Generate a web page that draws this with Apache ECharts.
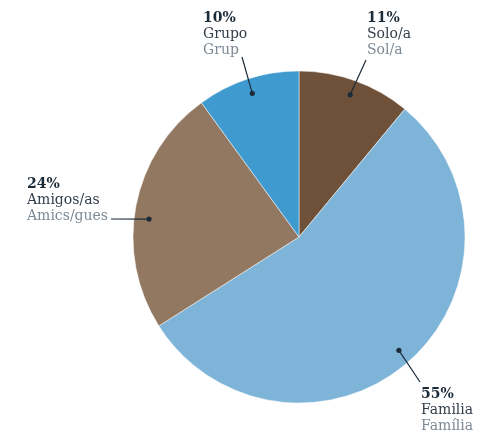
<!DOCTYPE html>
<html><head><meta charset="utf-8">
<script src="https://cdn.jsdelivr.net/npm/echarts@6/dist/echarts.min.js"></script>
<style>html,body{margin:0;padding:0;background:#fff}#c{width:480px;height:432px}</style>
</head><body><div id="c"></div>
<script>
const categories = ['Solo/a', 'Familia', 'Amigos/as', 'Grupo'];
const categoriesCa = ['Sol/a', 'Família', 'Amics/gues', 'Grup'];
const values = [11, 55, 24, 10];

const colors = ['#6f513a', '#7db4d8', '#937861', '#3f9acf'];
// label placement (style): text top-left, leader-line end point, dot angle nudge (deg)
const labelPos = [
  {x: 367, y: 10, end: [366, 60], shift: 0},
  {x: 421, y: 386, end: [420, 382], shift: 0},
  {x: 27, y: 176, end: [111, 219], shift: -4},
  {x: 203, y: 10, end: [242, 57], shift: 0}
];
const FONT = '"DejaVu Serif", Georgia, serif';
const dark = '#1c2b38';

const chart = echarts.init(document.getElementById('c'), null, {renderer: 'canvas'});
chart.setOption({
  animation: false,
  series: [{
    type: 'pie', center: [299, 237], radius: 166, startAngle: 90, clockwise: true,
    silent: true, label: {show: false}, labelLine: {show: false},
    itemStyle: {borderColor: '#ffffff', borderWidth: 0.5},
    data: categories.map((c, i) => ({name: c, value: values[i], itemStyle: {color: colors[i]}}))
  }]
});

const sd = chart.getModel().getSeriesByIndex(0).getData();
const graphics = [];
const total = values.reduce((a, b) => a + b, 0);
categories.forEach((c, i) => {
  const l = sd.getItemLayout(i);
  const p = labelPos[i];
  const mid = (l.startAngle + l.endAngle) / 2 + p.shift * Math.PI / 180;
  const rr = l.r * 0.91;
  const px = l.cx + rr * Math.cos(mid), py = l.cy + rr * Math.sin(mid);
  graphics.push({type: 'polyline', silent: true, z: 100, shape: {points: [[px, py], p.end]},
    style: {stroke: dark, lineWidth: 1.2, fill: null}});
  graphics.push({type: 'circle', silent: true, z: 101, shape: {cx: px, cy: py, r: 2.6}, style: {fill: dark}});
  const pct = Math.round(values[i] / total * 100) + '%';
  graphics.push({type: 'text', silent: true, z: 100, x: p.x, y: p.y,
    style: {
      text: '{a|' + pct + '}\n{b|' + c + '}\n{c|' + categoriesCa[i] + '}',
      fontFamily: FONT, fontSize: 14, verticalAlign: 'top', align: 'left',
      rich: {
        a: {fontFamily: FONT, fontSize: 14, fontWeight: 'bold', fill: dark, lineHeight: 16},
        b: {fontFamily: FONT, fontSize: 14, fill: '#333e4a', lineHeight: 16},
        c: {fontFamily: FONT, fontSize: 14, fill: '#7d8a96', lineHeight: 16}
      }
    }});
});
chart.setOption({graphic: graphics});
</script></body></html>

(Problem to work on)
Restate the full listing verbatim and drop every picture.

(Exercise output)
Generate a web page that draws this with Apache ECharts.
<!DOCTYPE html>
<html><head><meta charset="utf-8">
<script src="https://cdn.jsdelivr.net/npm/echarts@6/dist/echarts.min.js"></script>
<style>html,body{margin:0;padding:0;background:#fff}#c{width:480px;height:432px}</style>
</head><body><div id="c"></div>
<script>
const categories = ['Solo/a', 'Familia', 'Amigos/as', 'Grupo'];
const categoriesCa = ['Sol/a', 'Família', 'Amics/gues', 'Grup'];
const values = [11, 55, 24, 10];

const colors = ['#6f513a', '#7db4d8', '#937861', '#3f9acf'];
// label placement (style): text top-left, leader-line end point, dot angle nudge (deg)
const labelPos = [
  {x: 367, y: 10, end: [366, 60], shift: 0},
  {x: 421, y: 386, end: [420, 382], shift: 0},
  {x: 27, y: 176, end: [111, 219], shift: -4},
  {x: 203, y: 10, end: [242, 57], shift: 0}
];
const FONT = '"DejaVu Serif", Georgia, serif';
const dark = '#1c2b38';

const chart = echarts.init(document.getElementById('c'), null, {renderer: 'canvas'});
chart.setOption({
  animation: false,
  series: [{
    type: 'pie', center: [299, 237], radius: 166, startAngle: 90, clockwise: true,
    silent: true, label: {show: false}, labelLine: {show: false},
    itemStyle: {borderColor: '#ffffff', borderWidth: 0.5},
    data: categories.map((c, i) => ({name: c, value: values[i], itemStyle: {color: colors[i]}}))
  }]
});

const sd = chart.getModel().getSeriesByIndex(0).getData();
const graphics = [];
const total = values.reduce((a, b) => a + b, 0);
categories.forEach((c, i) => {
  const l = sd.getItemLayout(i);
  const p = labelPos[i];
  const mid = (l.startAngle + l.endAngle) / 2 + p.shift * Math.PI / 180;
  const rr = l.r * 0.91;
  const px = l.cx + rr * Math.cos(mid), py = l.cy + rr * Math.sin(mid);
  graphics.push({type: 'polyline', silent: true, z: 100, shape: {points: [[px, py], p.end]},
    style: {stroke: dark, lineWidth: 1.2, fill: null}});
  graphics.push({type: 'circle', silent: true, z: 101, shape: {cx: px, cy: py, r: 2.6}, style: {fill: dark}});
  const pct = Math.round(values[i] / total * 100) + '%';
  graphics.push({type: 'text', silent: true, z: 100, x: p.x, y: p.y,
    style: {
      text: '{a|' + pct + '}\n{b|' + c + '}\n{c|' + categoriesCa[i] + '}',
      fontFamily: FONT, fontSize: 14, verticalAlign: 'top', align: 'left',
      rich: {
        a: {fontFamily: FONT, fontSize: 14, fontWeight: 'bold', fill: dark, lineHeight: 16},
        b: {fontFamily: FONT, fontSize: 14, fill: '#333e4a', lineHeight: 16},
        c: {fontFamily: FONT, fontSize: 14, fill: '#7d8a96', lineHeight: 16}
      }
    }});
});
chart.setOption({graphic: graphics});
</script></body></html>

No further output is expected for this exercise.